[Entries with chart source code]
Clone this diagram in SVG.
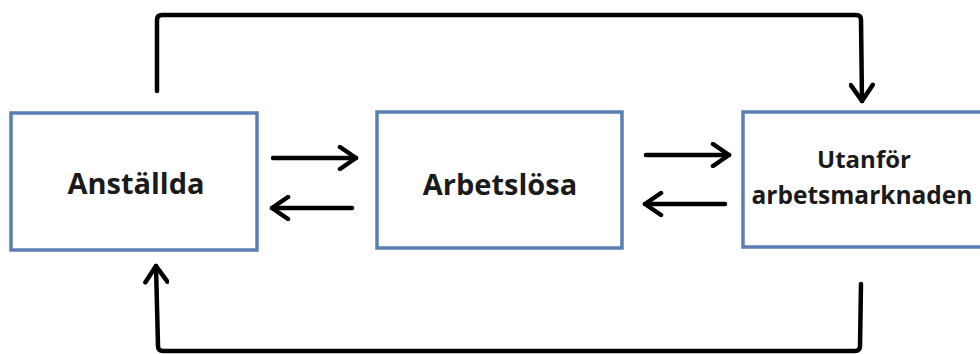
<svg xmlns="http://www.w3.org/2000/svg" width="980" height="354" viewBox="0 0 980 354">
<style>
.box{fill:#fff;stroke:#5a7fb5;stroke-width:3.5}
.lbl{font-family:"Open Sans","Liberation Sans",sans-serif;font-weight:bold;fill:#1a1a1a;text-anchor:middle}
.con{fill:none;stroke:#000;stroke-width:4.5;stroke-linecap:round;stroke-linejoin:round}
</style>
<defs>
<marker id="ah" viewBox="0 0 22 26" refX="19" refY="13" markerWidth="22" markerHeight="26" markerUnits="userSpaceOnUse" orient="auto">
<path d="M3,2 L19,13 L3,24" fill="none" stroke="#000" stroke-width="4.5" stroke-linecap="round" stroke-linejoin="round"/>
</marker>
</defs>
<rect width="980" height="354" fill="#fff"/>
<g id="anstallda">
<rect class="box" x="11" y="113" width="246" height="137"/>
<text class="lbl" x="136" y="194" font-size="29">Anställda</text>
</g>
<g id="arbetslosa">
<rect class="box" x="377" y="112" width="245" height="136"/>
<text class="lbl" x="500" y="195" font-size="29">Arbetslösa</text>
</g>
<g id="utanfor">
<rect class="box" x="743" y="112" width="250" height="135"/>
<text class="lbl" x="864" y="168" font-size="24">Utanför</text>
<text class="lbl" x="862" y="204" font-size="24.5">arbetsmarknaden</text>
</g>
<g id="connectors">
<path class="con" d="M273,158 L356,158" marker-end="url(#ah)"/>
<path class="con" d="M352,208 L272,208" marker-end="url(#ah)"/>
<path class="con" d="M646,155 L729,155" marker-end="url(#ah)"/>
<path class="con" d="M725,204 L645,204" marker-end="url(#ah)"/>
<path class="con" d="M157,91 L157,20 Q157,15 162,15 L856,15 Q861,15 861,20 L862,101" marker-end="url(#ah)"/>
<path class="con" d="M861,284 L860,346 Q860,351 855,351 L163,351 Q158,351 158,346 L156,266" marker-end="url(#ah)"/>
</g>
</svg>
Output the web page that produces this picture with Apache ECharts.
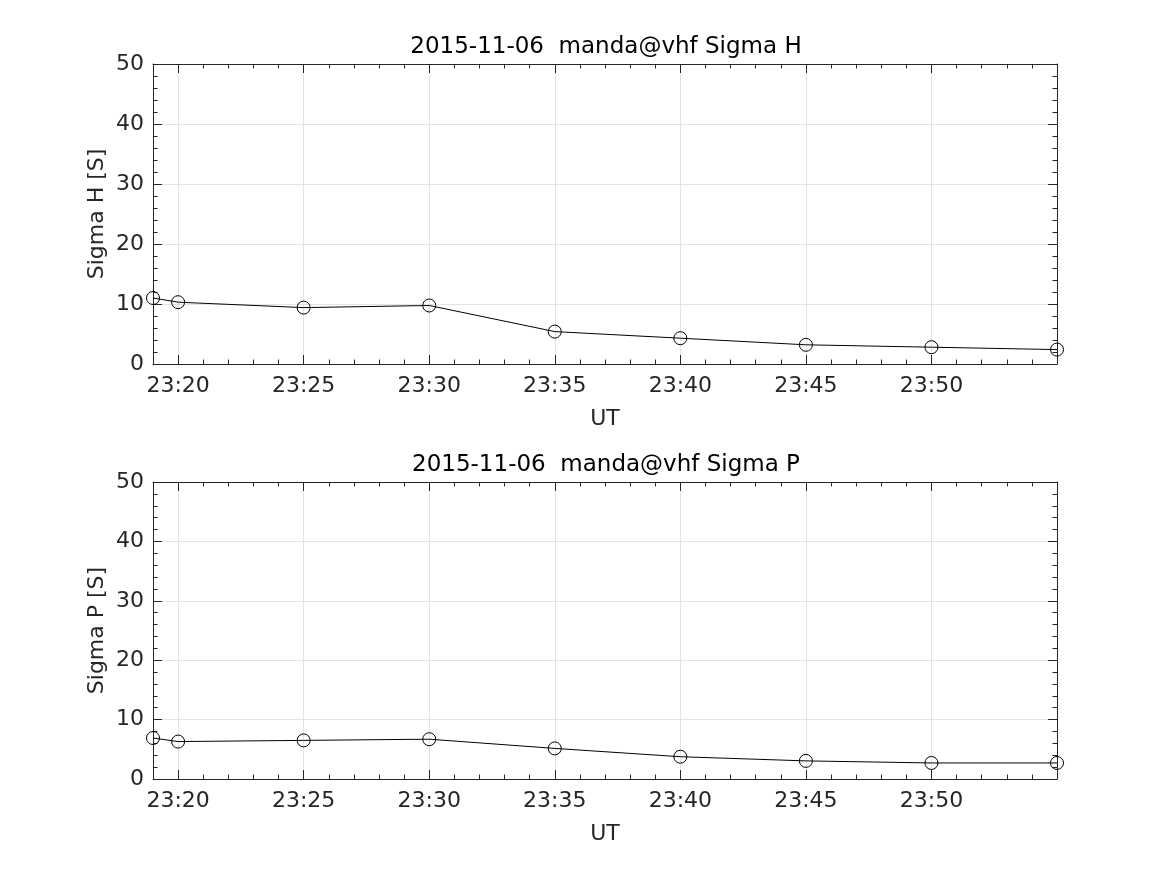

## Instruction
Your copy should match the entries exactly, minus the pictures.

## Written solution
Clone this diagram in SVG.
<svg xmlns="http://www.w3.org/2000/svg" width="980" height="354" viewBox="0 0 980 354">
<style>
.box{fill:#fff;stroke:#5a7fb5;stroke-width:3.5}
.lbl{font-family:"Open Sans","Liberation Sans",sans-serif;font-weight:bold;fill:#1a1a1a;text-anchor:middle}
.con{fill:none;stroke:#000;stroke-width:4.5;stroke-linecap:round;stroke-linejoin:round}
</style>
<defs>
<marker id="ah" viewBox="0 0 22 26" refX="19" refY="13" markerWidth="22" markerHeight="26" markerUnits="userSpaceOnUse" orient="auto">
<path d="M3,2 L19,13 L3,24" fill="none" stroke="#000" stroke-width="4.5" stroke-linecap="round" stroke-linejoin="round"/>
</marker>
</defs>
<rect width="980" height="354" fill="#fff"/>
<g id="anstallda">
<rect class="box" x="11" y="113" width="246" height="137"/>
<text class="lbl" x="136" y="194" font-size="29">Anställda</text>
</g>
<g id="arbetslosa">
<rect class="box" x="377" y="112" width="245" height="136"/>
<text class="lbl" x="500" y="195" font-size="29">Arbetslösa</text>
</g>
<g id="utanfor">
<rect class="box" x="743" y="112" width="250" height="135"/>
<text class="lbl" x="864" y="168" font-size="24">Utanför</text>
<text class="lbl" x="862" y="204" font-size="24.5">arbetsmarknaden</text>
</g>
<g id="connectors">
<path class="con" d="M273,158 L356,158" marker-end="url(#ah)"/>
<path class="con" d="M352,208 L272,208" marker-end="url(#ah)"/>
<path class="con" d="M646,155 L729,155" marker-end="url(#ah)"/>
<path class="con" d="M725,204 L645,204" marker-end="url(#ah)"/>
<path class="con" d="M157,91 L157,20 Q157,15 162,15 L856,15 Q861,15 861,20 L862,101" marker-end="url(#ah)"/>
<path class="con" d="M861,284 L860,346 Q860,351 855,351 L163,351 Q158,351 158,346 L156,266" marker-end="url(#ah)"/>
</g>
</svg>
Output the web page that produces this picture with Apache ECharts.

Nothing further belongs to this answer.